Culture - La ville de Caen revient sur la gratuité de ses musées
La mairie de Caen a annoncé, le 8 juin, son intention de revenir sur la gratuité généralisée des collections permanentes des deux musées de la ville. Cette dernière revient ainsi sur la décision prise en 2005 par la municipalité précédente, c'est-à-dire bien avant que l'Etat mette lui-même en place un dispositif similaire pour les musées nationaux (voir nos articles ci-contre).

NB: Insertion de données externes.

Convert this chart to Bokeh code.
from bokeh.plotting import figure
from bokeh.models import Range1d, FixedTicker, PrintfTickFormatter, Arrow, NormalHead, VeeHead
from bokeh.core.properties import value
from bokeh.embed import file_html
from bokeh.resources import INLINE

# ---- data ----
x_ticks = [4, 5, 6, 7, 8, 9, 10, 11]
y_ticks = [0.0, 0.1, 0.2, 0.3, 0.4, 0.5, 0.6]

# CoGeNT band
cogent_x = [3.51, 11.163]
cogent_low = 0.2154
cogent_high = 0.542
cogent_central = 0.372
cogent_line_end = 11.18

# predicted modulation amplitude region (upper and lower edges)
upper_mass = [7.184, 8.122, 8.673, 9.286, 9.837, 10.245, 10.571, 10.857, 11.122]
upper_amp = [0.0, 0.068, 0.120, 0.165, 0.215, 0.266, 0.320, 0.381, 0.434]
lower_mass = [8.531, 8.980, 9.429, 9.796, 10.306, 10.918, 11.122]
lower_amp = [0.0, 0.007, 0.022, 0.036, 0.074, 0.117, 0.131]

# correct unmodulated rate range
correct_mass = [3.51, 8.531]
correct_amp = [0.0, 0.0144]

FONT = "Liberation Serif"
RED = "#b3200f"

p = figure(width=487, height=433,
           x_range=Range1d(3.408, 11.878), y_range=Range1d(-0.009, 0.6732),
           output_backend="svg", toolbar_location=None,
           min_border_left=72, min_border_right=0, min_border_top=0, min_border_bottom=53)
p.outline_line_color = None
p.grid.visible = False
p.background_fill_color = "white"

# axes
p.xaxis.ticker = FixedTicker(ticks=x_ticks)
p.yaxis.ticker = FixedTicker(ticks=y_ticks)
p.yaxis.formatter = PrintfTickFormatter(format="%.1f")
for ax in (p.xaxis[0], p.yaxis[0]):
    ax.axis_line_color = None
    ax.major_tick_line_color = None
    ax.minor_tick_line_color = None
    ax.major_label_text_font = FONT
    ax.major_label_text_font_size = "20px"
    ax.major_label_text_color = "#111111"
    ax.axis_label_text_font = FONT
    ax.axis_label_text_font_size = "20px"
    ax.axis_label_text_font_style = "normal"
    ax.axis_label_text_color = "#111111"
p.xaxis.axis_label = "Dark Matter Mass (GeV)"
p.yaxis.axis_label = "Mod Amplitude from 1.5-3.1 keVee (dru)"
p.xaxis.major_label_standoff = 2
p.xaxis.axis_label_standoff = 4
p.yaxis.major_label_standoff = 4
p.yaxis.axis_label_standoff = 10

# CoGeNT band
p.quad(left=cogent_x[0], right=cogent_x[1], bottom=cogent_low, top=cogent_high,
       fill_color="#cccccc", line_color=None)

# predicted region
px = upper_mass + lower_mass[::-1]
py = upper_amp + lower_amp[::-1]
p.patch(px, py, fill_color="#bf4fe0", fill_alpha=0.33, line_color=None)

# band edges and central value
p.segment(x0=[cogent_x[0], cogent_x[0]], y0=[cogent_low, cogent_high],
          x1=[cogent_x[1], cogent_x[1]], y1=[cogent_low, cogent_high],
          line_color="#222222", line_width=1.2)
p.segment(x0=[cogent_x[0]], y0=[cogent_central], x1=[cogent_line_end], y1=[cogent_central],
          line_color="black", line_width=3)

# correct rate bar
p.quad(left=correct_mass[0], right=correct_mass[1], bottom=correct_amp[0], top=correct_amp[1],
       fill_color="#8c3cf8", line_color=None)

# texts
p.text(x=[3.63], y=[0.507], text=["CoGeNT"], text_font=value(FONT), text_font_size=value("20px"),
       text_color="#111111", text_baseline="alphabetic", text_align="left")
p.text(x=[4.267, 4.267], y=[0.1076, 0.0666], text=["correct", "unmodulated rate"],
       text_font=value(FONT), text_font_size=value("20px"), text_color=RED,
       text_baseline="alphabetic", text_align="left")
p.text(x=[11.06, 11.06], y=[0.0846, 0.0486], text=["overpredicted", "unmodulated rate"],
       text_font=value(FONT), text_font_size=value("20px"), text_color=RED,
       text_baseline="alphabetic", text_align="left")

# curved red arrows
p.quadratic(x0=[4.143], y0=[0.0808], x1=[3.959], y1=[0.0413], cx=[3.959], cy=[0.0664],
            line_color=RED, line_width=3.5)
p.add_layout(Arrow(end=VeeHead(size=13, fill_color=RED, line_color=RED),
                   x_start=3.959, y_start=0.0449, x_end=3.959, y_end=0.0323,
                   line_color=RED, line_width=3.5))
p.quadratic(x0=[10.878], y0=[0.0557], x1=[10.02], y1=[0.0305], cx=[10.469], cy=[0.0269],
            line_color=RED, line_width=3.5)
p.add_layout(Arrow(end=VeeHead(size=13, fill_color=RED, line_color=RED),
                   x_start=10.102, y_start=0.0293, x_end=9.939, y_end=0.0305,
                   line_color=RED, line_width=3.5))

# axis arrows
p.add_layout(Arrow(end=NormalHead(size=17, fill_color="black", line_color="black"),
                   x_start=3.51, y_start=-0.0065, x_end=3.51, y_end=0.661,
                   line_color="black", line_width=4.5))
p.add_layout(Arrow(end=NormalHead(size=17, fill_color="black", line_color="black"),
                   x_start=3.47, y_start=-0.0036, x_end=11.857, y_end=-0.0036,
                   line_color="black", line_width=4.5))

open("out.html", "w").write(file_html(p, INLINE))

Si les arrière-pensées politiques ne sont sans doute pas à exclure - Caen a basculé de droite à gauche lors des élections municipales de 2008 -, la ville avance plusieurs arguments pour justifier cette décision. Elle relève tout d'abord qu'"il n'y a pas eu d'augmentation significative et pérenne du public pour les collections permanentes, en particulier au musée des Beaux-Arts". Si l'instauration de la gratuité a fait passer le nombre de visiteurs de 39.334 à 49.571 entre 2004 et 2005, celui-ci a ensuite stagné - avec des évolutions assez erratiques d'une année sur l'autre -, pour atteindre, l'an dernier, 45.007 visiteurs. La ville estime également que "la gratuité des collections permanentes a constitué un frein au développement des expositions temporaires, notamment au musée de Normandie". Si la fréquentation des collections permanentes du musée de Normandie a augmenté depuis 2005 (ce qui plaiderait plutôt en faveur de la gratuité), celle des expositions temporaires a effectivement décliné sur la même période. Mais la démonstration de la ville n'apporte pas d'éléments probants sur l'existence d'un lien de causalité entre ces deux évolutions opposées. Contrairement aux collections permanentes, la fréquentation des expositions temporaires dépend en effet aussi de la qualité et de l'attractivité de ces dernières. Enfin, la ville estime également que la gratuité "favorisait surtout la fréquentation des touristes, mais n'a pas permis d'élargir sociologiquement le public des visiteurs caennais".
La ville prend toutefois bien soin de préciser que la fin du dispositif mis en place en 2005 ne signifie pas la disparition pure et simple de la gratuité dans les musées de Caen. La gratuité totale - y compris pour les expositions temporaires - est en effet maintenue pour tous les jeunes de moins de 26 ans (étudiants ou non), pour les bénéficiaires de minima sociaux et pour les personnes handicapées. La nouvelle grille tarifaire, entrée en vigueur le 8 juin, prévoit également une gratuité pour tous les publics le premier dimanche de chaque mois dans les deux musées de la ville. Par ailleurs, la nouvelle grille prévoit plusieurs offres tarifaires groupées - donc plus avantageuses - comme le "pass muséo" et le "pass murailles". Enfin, pour éviter tout reproche d'attitude anti-culturelle, la ville fait savoir que les recettes supplémentaires issues de la suppression de la gratuité généralisée - au demeurant assez modestes (30 à 40.000 euros attendus) - "permettront de mettre en place une politique publique d'accès à la culture plus solidaire et de développer des actions de médiation pour aller au-devant des publics les plus éloignés de la culture".
En prenant cette décision, la ville de Caen ne fait finalement que se ranger à la position de l'Etat, qui a choisi de cantonner la gratuité des collections permanentes des musées nationaux aux moins de 26 ans (Français et ressortissants d'un pays de l'Union européenne), ainsi qu'aux enseignants du premier et du second degré. Nombre de villes - comme Caen - avaient en revanche choisi d'aller plus loin en élargissant fortement le champ de la gratuité. Il reste maintenant à savoir si la décision de la cité normande va rester un geste isolé ou si elle constitue au contraire le premier signe d'un mouvement plus large.